Magnus creates progressive music that is accessible, but also complex and intricate. Inspired by the the beauty and history of the Ariège region of the French Pyrénées, the concept of Catharsis allows Nick the opportunity to convey many musical moods. There is a sweeping, film-score feel to much of the album. The music is visual and many of the songs are epic, if not in length, then certainly in scope. Variety is key to the material and each track presents a distinctly different musical vision.
Aside from the excellent instrumentation throughout, the vocal work of Amanda Lehmann, Pete Hicks, Tony Patterson, Andy Neve, and Magnus is also outstanding. Considering the diverse nature of the concept and the musical styles utilised, the use of several vocalists works really well. This is one of the those albums that, as I was listening to it, I found myself marvelling at how good it is.

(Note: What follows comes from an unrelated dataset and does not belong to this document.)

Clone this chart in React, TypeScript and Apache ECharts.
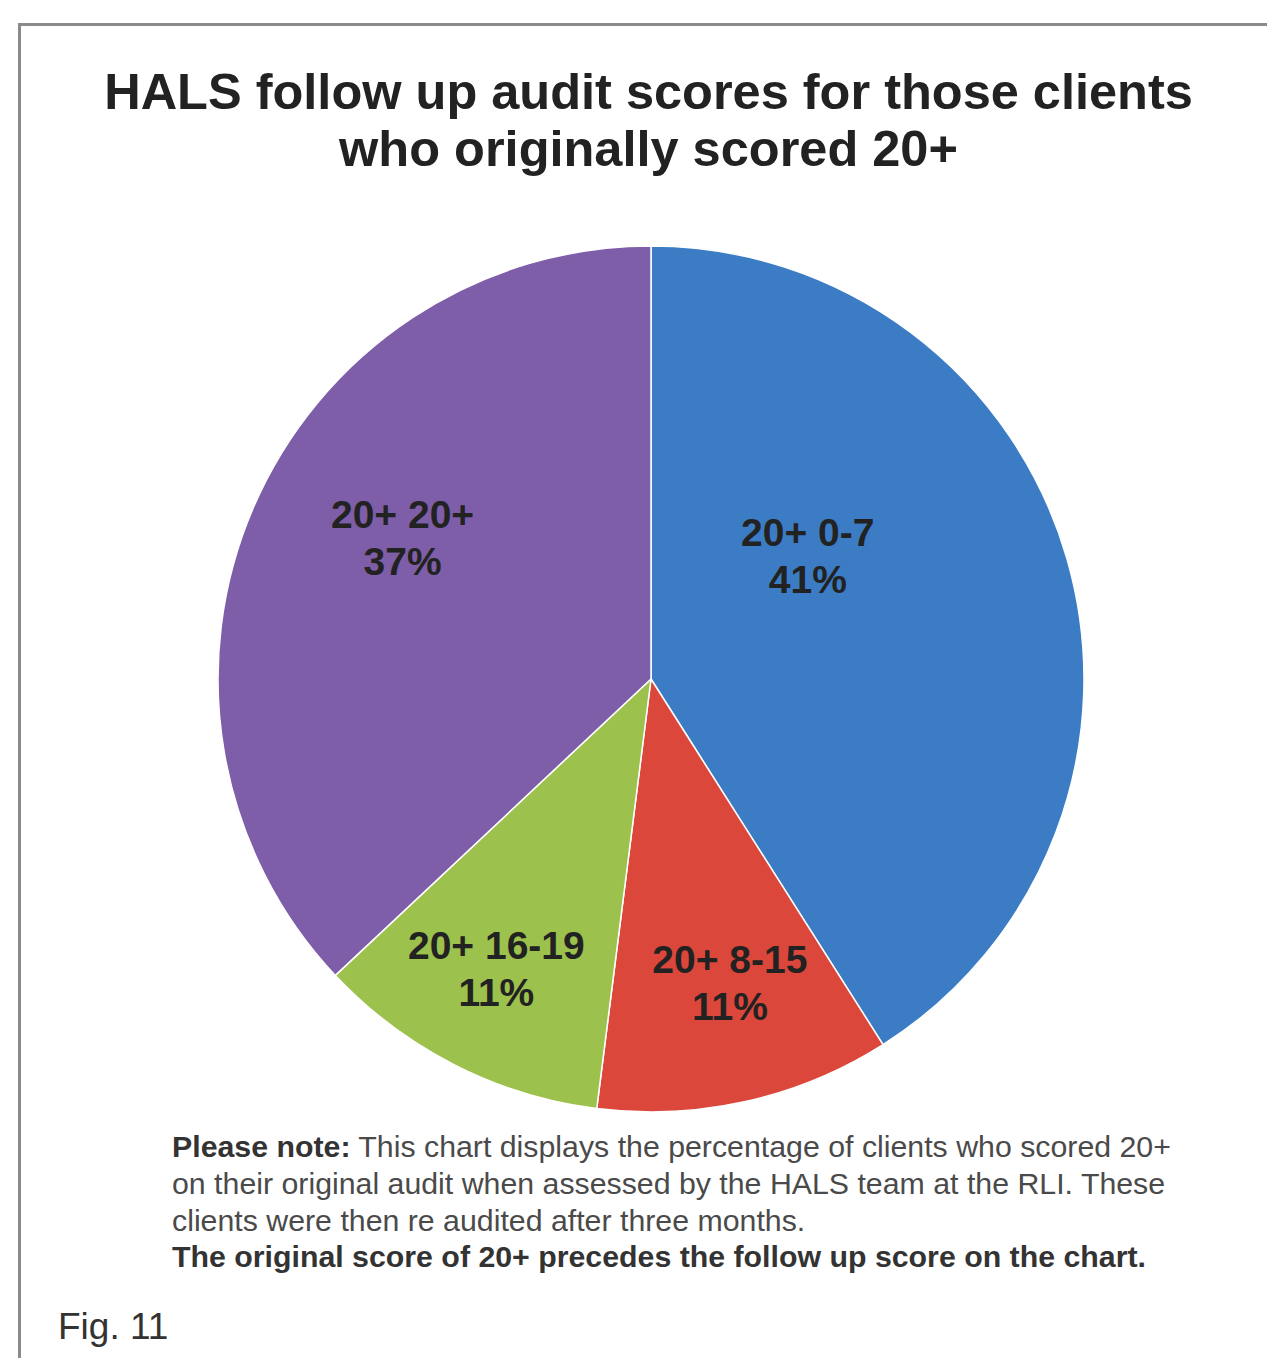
import React, { useEffect, useRef } from "react";
import * as echarts from "echarts";

const categories = ["20+ 0-7", "20+ 8-15", "20+ 16-19", "20+ 20+"];
const percentages = [41, 11, 11, 37];
const sliceColors = ["#3b7cc4", "#db473b", "#9cc14c", "#7e5ea8"];
const labelDx = [-54, 31, -55, -47];
const labelDy = [-62, 90, 94, -54];

const titleLines = ["HALS follow up audit scores for those clients", "who originally scored 20+"];
const noteLines = [
  "{b|Please note:} This chart displays the percentage of clients who scored 20+",
  "on their original audit when assessed by the HALS team at the RLI. These",
  "clients were then re audited after three months.",
  "{b|The original score of 20+ precedes the follow up score on the chart.}",
];
const figLabel = "Fig. 11";

const FONT = '"Liberation Sans", Arial, Helvetica, sans-serif';

export default function App() {
  const ref = useRef<HTMLDivElement>(null);
  useEffect(() => {
    document.body.style.margin = "0";
    if (!ref.current) return;
    const chart = echarts.init(ref.current, undefined, { renderer: "svg" });
    chart.setOption({
      animation: false,
      backgroundColor: "#ffffff",
      graphic: [
        {
          type: "rect",
          silent: true,
          shape: { x: 19.5, y: 24.5, width: 1500, height: 1500 },
          style: { fill: "none", stroke: "#8a8a8a", lineWidth: 3 },
        },
        {
          type: "text",
          x: 648.5,
          y: 62.5,
          style: {
            text: titleLines.join("\n"),
            fontFamily: FONT,
            fontSize: 50.5,
            fontWeight: "bold",
            lineHeight: 57,
            fill: "#222222",
            align: "center",
            verticalAlign: "top",
            textAlign: "center",
            textVerticalAlign: "top",
          },
        },
        {
          type: "text",
          x: 172,
          y: 1128.5,
          style: {
            text: noteLines.join("\n"),
            fontFamily: FONT,
            fontSize: 30.3,
            lineHeight: 36.7,
            fill: "#4a4a4a",
            align: "left",
            verticalAlign: "top",
            rich: {
              b: {
                fontFamily: FONT,
                fontSize: 30.3,
                fontWeight: "bold",
                lineHeight: 36.7,
                fill: "#333333",
              },
            },
          },
        },
        {
          type: "text",
          x: 58,
          y: 1304,
          style: {
            text: figLabel,
            fontFamily: FONT,
            fontSize: 37,
            lineHeight: 44,
            fill: "#333333",
            align: "left",
            verticalAlign: "top",
          },
        },
      ],
      series: [
        {
          type: "pie",
          center: [651, 679],
          radius: 433,
          startAngle: 90,
          clockwise: true,
          silent: true,
          emphasis: { disabled: true },
          itemStyle: { borderColor: "#ffffff", borderWidth: 1.5 },
          label: {
            show: true,
            position: "inside",
            formatter: "{b}\n{c}%",
            fontFamily: FONT,
            fontSize: 39,
            fontWeight: "bold",
            lineHeight: 47,
            color: "#222222",
          },
          labelLine: { show: false },
          labelLayout: (p: any) => ({ dx: labelDx[p.dataIndex], dy: labelDy[p.dataIndex] }),
          data: categories.map((name, i) => ({
            name,
            value: percentages[i],
            itemStyle: { color: sliceColors[i] },
          })),
        },
      ],
    });
    return () => chart.dispose();
  }, []);
  return <div ref={ref} style={{ width: 1267, height: 1358 }} />;
}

As mentioned above, there is something nostalgic about Catharsis which lends to its appeal. Ultimately though, nostalgia only goes so far, and this album is entertaining for reasons far beyond sentimentality. If you reflect on classics like Spectral Mornings or some of the great Alan Parsons Project releases and say: "They don't make them like that anymore", think again. Nick Magnus does. Impeccably produced, full of great songs and outstanding performances, Catharsis has earned a place on my list of 2019's best albums.